How Bowling with a Friend Saved My Acting Career
June 17th, 2018

I was a few months away from hitting the road for an eight-month tour when my friend Ryan invited me out for some bowling. Our group varied in experience. Having only bowled a handful of times in my life, I was near the bottom of the rankings. Ryan, unbeknownst to me, had plenty of experience and was happy to give tips.

So what was my most fatal flaw? I wasn’t following through.

I’m gonna be real: following through is something I’ve struggled with outside of my bowling technique as well. It’s pretty embarrassing to admit that, but I’m more interested in excising that blemish than concealing it, and I know I’m not the only one who’s faced that struggle.

Not following through means you’re not committing. It means you’re stopping halfway, and it’s death to your career.

I’ve always known that it affected me in small ways (like my unfinished books and half-written songs), but I was startled to realize that this failure to follow-through had metastasized on a much grander scale, affecting and threatening my entire career as an actor.

That eight-month tour contract came to an end with no work lined up to follow it. But that’s typical, right? The difference is that I’ve spent most of the last eight years working with the same company. That means that for the last eight years, I’ve not practiced the daily hustle of devouring casting notices, submitting for work, developing audition material and…you know…auditioning.

The need to get back on that bicycle after eight years overwhelmed me. Instead of tracking down auditions and reaching out to companies, I thought, “I’ll need to find an apartment first, and then an in-between job to pay for it and my other bills…then, after I’m settled into all of that, I can start looking for acting work.” I realized what was happening: just like my bowling and my songwriting, I wasn’t following through.

Steven Pressfield talks about this avoidance in The War of Art. “We don’t tell ourselves, ‘I’m never going to write my symphony.’ Instead we say, ‘I am going to write my symphony; I’m just going to start tomorrow.'”

As an artist, you’ve got to watch vigilantly for this avoidance and wipe it out when it’s found. It has the power to turn you from a professional back into an amateur.

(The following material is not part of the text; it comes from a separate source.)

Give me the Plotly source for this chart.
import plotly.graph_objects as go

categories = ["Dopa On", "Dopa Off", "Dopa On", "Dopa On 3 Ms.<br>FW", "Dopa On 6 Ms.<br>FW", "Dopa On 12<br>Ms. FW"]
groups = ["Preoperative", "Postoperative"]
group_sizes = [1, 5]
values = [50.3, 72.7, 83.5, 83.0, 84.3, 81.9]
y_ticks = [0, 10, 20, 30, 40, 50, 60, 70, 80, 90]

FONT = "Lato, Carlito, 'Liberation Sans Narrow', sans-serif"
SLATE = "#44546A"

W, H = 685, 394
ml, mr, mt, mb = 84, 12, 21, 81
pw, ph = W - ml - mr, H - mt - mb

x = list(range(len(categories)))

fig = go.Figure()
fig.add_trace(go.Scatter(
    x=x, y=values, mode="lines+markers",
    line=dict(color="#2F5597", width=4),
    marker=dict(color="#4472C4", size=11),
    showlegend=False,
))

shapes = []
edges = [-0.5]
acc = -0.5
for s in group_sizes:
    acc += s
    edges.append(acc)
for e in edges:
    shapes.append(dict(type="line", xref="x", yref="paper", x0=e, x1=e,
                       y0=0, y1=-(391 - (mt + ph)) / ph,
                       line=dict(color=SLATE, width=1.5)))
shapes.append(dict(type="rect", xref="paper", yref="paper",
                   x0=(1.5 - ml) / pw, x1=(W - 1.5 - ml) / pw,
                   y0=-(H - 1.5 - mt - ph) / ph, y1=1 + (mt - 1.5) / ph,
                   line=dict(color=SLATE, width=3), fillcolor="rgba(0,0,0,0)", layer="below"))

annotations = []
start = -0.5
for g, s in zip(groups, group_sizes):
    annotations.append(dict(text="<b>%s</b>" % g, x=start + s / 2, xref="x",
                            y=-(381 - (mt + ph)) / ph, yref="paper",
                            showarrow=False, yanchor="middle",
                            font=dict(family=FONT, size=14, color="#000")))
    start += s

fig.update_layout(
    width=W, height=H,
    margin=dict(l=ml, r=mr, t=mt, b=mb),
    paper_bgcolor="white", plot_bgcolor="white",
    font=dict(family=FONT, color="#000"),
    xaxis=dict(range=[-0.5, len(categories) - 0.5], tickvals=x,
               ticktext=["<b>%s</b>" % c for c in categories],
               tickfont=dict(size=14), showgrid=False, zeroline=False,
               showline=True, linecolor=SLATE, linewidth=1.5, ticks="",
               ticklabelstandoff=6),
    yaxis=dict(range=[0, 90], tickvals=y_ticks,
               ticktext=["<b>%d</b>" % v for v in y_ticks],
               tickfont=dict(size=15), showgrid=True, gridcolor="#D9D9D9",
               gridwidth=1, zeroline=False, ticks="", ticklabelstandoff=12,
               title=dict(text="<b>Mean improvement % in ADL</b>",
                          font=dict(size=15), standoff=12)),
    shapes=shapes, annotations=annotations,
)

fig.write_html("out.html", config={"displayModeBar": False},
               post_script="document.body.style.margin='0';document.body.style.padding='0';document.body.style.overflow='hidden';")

Kevin Hart backs this up in his autobiography:

That’s the biggest difference between the amateur and the professional, between the wannabe and the star, between the dabbler and the expert. The unsuccessful get halfway to the finish line, then turn around. The successful get halfway, then keep going. Both run the same distance, but only one makes it to the finish line.

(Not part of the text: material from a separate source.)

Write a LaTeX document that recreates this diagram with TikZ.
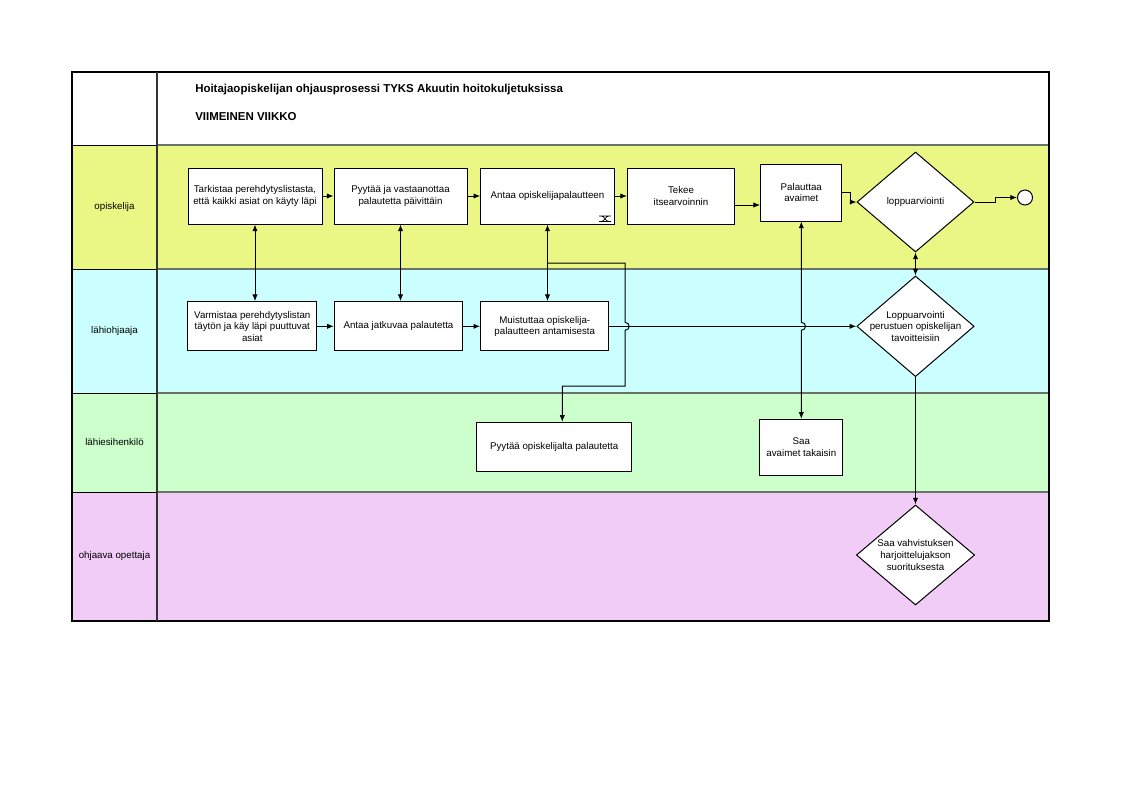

Up to this point, my career’s trajectory had been moving incrementally upward ever since my first professional job in 2010, but that trajectory nearly stalled when my contract ended. Like Kevin said, I was at a halfway point: I could move forward or turn back.

I thought back to Ryan’s bowling tips. If you don’t follow through, you’re likely to go off course and end up in the gutter. Follow through, commit, and you’ll keep a straighter path. You’ll reach your target.

So that’s what I’m doing. I made a promise to myself when I was 16 years old that I was going to make a career of acting, and I’m going to continue following through on that commitment. The teenaged me hustled hard to get here, living in rented rooms, busking for cash in the dead of winter to buy food and waiting in line at food pantries when that wasn’t enough (and it frequently wasn’t enough). At one point, I got permission to leave a performance of Gilbert and Sullivan’s The Sorcerer just before intermission to run six blocks away to a brief rehearsal for Shakespeare’s Henry the Sixth, Part III, then back in time for the second act (I still had my jerkin on under my sweater when I came into rehearsal).

That kid hustled. That kid deserves a grown version of himself who also hustles, who doesn’t turn back and who is as committed—if not more—than he was in the beginning. That kid deserves the future he busted his butt for, and it’s my job to give it to him.

I can’t end this without saying that it’s been a blessing to have had such steady work for the last eight years. Slowing that hustle down did make it easier to focus on developing my work, on replacing bad habits with better ones, and on truly turning from an amateur to a professional. And now it’s time to get back in the fast lane and put those eight years of development to work.

It’s time to hustle.

Back to the story about my afternoon of bowling. I listened carefully to Ryan and tried again. I picked up the ball, eyed my target and decided on a path. I lined up, pulled back, swung and released—this time, I followed through. Right here is where it would be ideal to say that I got a strike and that they all chanted my name as the credits rolled, but we all know that’s not real.

I didn’t get a strike, but I did pick up a spare. Over the course of the game I got closer and closer to hitting my target. Every second that I spent observing the others and attempting myself was an investment in the long-haul goal of being a better bowler. I committed. I didn’t drop the ball early, I didn’t veer off the path and—most importantly—I didn’t end up in the gutter. And I don’t intend to.